Thursday, March 10, 2005

The clot thickens

How not very odd. Being hardly surprised by much at all these days.

While the White House amplifies it's volume on a steadily receding soap box (what is that roar - could it be real people taking advantage of camped up dissent? More importantly, what is that silence - could it be real people peeking behind the facade?) and tries to pretend to evict Syrian troops from Lebanon (anything to divert eyes from its own occupying troops) one detects an ill concealed bent card up torn sleeve.

As George and Leeza wave limp banners at Syria in rapidly dispersing hot air, one chances upon more records pertaining to outsourced detention. Oh yes, it's that dirty laundry airing itself again.

In 2002, the United States...Transferred Maher Arar, a Syrian-born Canadian citizen, to Syria after having detained him in New York as he was en route from Tunisia to Montreal. On November 4 in Ottawa, Arar publicly asserted that, while held in Syrian prisons for 10 months, he was repeatedly tortured by being whipped with a thick electric cable and threatened with electric shocks. more and more and more and more.

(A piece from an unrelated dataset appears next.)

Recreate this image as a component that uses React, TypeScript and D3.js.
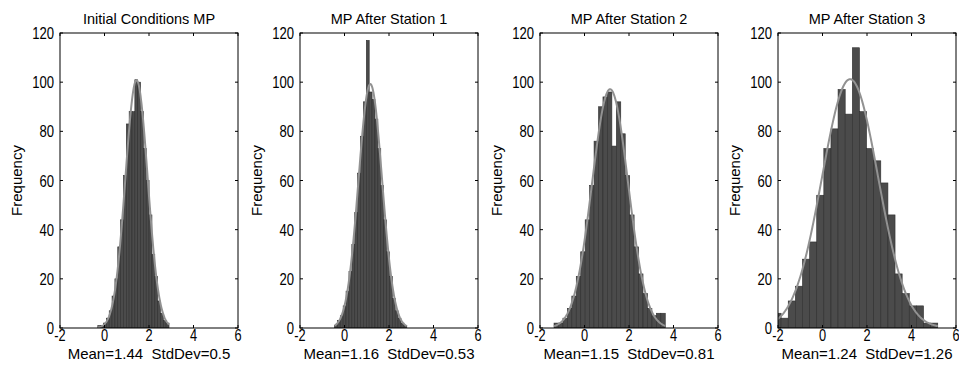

For years the US has been sending people to US funded regimes to do the dirty work that a US constitution can not (would not?) allow. So, why the sudden "clamp down" on partners in crime. What can we surmise from this. If George and Leeza are threatening to take out Syria does that mean the US is going to offload interrogations onto one of the other many regimes that Bush's father compliantly seeded? Or does it simply mean the US has interrogative means closer at hand. Within it's own borders.

Western governments have been quietly outsourcing detention and interrogation for decades. It is a practice manifest at the upper levels of administration, conveniently out of sight of many mid level "public servants" who'd otherwise be appalled, had they any inkling their positions existed within such a framework.